Set task =
Start at the line containing "The picture is", stop at the line containing "y_ticks = [4000, 8000, 12000, 16000, 20000, 24000, 28000, 32000]", and set down every line in that stretch exactly as written, and nothing else.

•••••

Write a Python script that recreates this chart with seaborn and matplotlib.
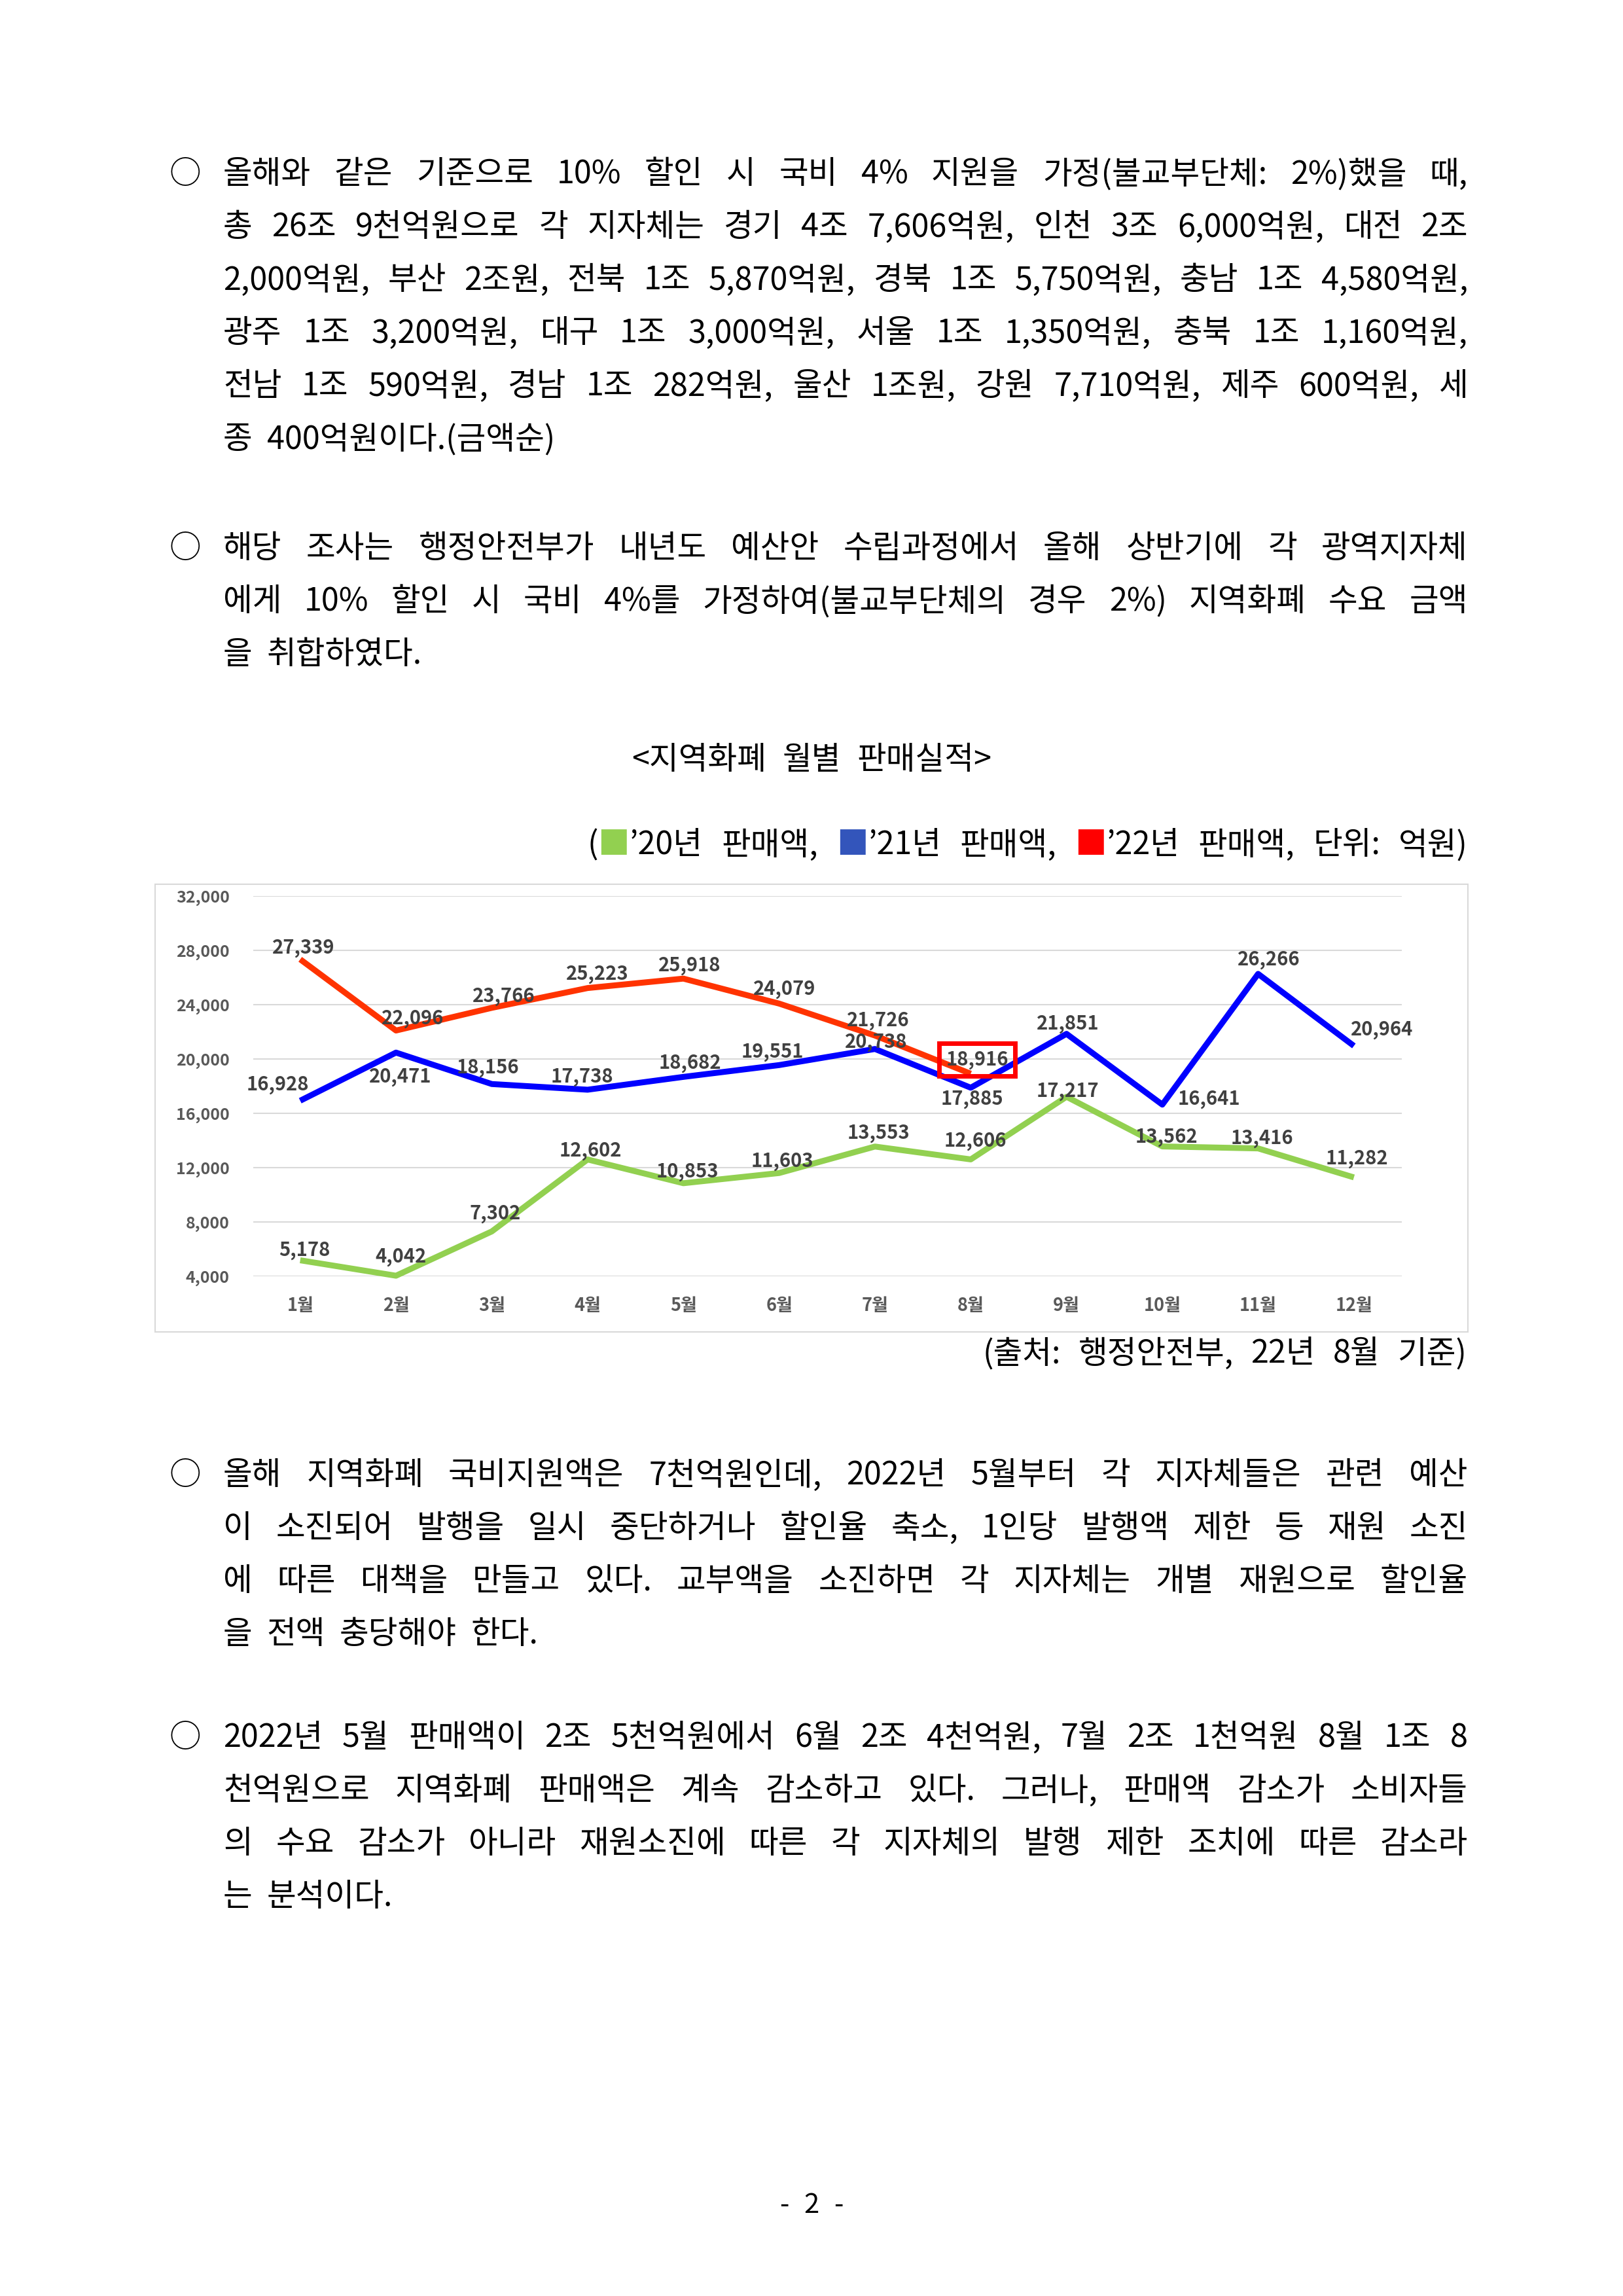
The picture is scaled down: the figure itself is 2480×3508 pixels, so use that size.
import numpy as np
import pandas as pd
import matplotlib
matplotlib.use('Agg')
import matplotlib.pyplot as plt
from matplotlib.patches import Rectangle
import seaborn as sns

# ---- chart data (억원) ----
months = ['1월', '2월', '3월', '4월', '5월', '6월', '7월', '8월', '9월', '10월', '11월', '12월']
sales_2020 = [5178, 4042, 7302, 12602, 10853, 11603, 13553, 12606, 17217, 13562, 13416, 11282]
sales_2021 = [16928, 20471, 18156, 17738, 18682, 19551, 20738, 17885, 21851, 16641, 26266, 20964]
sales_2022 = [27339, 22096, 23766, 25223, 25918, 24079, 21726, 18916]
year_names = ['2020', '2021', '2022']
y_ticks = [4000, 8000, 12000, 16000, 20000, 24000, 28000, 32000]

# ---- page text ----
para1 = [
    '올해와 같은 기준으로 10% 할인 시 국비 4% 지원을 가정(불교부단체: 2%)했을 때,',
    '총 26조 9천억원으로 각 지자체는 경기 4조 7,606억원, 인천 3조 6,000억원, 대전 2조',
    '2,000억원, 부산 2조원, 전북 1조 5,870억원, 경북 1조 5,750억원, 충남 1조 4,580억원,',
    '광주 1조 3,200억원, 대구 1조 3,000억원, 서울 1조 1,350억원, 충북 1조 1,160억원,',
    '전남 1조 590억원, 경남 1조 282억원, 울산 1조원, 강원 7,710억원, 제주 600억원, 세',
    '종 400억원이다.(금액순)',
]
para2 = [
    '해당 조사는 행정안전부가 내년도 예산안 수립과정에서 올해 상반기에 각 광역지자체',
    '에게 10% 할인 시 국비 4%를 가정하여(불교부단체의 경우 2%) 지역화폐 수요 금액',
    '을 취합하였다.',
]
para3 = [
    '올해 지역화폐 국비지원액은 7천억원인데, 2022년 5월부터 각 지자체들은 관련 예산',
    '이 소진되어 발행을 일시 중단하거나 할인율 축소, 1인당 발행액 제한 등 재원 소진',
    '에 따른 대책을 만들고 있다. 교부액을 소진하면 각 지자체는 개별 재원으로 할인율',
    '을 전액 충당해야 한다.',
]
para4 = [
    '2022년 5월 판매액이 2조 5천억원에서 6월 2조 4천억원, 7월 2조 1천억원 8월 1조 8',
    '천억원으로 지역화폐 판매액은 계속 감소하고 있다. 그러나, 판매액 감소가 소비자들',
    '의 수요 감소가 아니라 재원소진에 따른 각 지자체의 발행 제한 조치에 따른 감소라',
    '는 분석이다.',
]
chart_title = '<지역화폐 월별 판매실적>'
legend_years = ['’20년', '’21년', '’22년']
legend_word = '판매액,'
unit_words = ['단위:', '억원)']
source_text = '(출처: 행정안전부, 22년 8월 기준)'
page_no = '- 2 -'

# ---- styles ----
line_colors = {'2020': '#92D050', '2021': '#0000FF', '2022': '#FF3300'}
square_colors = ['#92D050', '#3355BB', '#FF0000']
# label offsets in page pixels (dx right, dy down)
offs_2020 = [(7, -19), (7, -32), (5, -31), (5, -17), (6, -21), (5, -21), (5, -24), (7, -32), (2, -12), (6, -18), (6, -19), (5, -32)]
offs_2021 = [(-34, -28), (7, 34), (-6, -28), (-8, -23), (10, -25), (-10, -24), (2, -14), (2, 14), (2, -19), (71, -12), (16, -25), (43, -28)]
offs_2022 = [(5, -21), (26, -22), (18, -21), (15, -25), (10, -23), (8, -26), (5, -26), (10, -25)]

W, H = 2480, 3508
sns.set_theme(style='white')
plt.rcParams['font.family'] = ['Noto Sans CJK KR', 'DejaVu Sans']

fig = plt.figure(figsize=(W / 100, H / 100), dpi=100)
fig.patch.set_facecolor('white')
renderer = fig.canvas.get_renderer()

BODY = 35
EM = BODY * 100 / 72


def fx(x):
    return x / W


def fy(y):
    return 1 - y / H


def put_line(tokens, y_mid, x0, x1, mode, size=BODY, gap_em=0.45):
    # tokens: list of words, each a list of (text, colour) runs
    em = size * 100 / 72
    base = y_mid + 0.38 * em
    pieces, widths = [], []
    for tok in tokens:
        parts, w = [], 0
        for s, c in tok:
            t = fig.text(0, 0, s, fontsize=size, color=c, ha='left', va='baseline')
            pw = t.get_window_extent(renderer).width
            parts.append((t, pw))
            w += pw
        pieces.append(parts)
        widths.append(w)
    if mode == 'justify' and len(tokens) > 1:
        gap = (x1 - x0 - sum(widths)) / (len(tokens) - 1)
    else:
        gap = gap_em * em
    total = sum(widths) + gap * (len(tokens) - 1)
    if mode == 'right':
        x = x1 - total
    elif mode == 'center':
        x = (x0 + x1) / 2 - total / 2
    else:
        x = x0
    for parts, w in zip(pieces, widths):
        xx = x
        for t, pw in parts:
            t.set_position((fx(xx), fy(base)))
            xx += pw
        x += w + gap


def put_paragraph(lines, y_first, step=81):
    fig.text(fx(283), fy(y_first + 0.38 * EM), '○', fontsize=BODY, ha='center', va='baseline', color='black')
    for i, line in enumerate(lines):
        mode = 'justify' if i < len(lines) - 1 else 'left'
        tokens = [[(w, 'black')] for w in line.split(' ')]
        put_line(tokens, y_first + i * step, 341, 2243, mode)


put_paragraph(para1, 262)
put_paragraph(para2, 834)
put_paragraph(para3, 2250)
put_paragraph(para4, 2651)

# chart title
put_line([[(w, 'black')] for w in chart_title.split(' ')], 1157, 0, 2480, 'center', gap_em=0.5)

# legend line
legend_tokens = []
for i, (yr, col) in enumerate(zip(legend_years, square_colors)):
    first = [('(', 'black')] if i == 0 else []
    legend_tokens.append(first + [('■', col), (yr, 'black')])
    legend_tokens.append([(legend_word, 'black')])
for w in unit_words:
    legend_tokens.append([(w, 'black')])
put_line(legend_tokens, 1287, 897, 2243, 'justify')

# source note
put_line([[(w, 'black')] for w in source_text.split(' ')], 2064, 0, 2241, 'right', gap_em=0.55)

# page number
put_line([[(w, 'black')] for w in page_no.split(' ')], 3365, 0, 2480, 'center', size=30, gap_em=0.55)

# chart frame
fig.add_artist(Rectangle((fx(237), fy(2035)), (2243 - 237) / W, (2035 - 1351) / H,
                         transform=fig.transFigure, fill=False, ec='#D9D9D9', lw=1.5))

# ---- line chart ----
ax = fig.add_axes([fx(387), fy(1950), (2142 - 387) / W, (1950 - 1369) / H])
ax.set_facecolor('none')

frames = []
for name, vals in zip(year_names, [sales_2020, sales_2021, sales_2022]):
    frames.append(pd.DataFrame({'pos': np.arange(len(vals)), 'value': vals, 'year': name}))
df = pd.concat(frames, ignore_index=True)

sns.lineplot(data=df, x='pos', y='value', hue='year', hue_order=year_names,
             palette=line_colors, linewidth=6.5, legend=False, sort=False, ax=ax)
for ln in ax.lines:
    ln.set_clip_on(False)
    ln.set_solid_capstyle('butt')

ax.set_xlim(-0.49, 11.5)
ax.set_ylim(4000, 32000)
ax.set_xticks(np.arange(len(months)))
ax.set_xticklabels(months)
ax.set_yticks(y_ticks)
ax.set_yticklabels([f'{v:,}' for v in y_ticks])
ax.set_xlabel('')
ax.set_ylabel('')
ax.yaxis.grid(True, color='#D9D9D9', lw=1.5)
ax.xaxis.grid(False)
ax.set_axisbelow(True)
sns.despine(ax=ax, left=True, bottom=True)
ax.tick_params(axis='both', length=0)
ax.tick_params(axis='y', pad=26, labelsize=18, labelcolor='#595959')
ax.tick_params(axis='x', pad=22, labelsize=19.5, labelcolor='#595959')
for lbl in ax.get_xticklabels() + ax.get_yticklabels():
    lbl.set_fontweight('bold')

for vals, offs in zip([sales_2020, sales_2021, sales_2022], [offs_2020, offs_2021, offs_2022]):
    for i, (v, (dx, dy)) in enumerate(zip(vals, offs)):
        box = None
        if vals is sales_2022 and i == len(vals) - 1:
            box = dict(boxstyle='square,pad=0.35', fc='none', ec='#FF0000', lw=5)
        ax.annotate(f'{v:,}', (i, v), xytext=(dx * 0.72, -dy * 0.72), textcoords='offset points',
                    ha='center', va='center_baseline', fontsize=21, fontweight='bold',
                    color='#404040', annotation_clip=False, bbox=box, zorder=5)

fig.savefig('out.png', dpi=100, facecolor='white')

•••••

Exercise response =
The picture is scaled down: the figure itself is 2480×3508 pixels, so use that size.
import numpy as np
import pandas as pd
import matplotlib
matplotlib.use('Agg')
import matplotlib.pyplot as plt
from matplotlib.patches import Rectangle
import seaborn as sns

# ---- chart data (억원) ----
months = ['1월', '2월', '3월', '4월', '5월', '6월', '7월', '8월', '9월', '10월', '11월', '12월']
sales_2020 = [5178, 4042, 7302, 12602, 10853, 11603, 13553, 12606, 17217, 13562, 13416, 11282]
sales_2021 = [16928, 20471, 18156, 17738, 18682, 19551, 20738, 17885, 21851, 16641, 26266, 20964]
sales_2022 = [27339, 22096, 23766, 25223, 25918, 24079, 21726, 18916]
year_names = ['2020', '2021', '2022']
y_ticks = [4000, 8000, 12000, 16000, 20000, 24000, 28000, 32000]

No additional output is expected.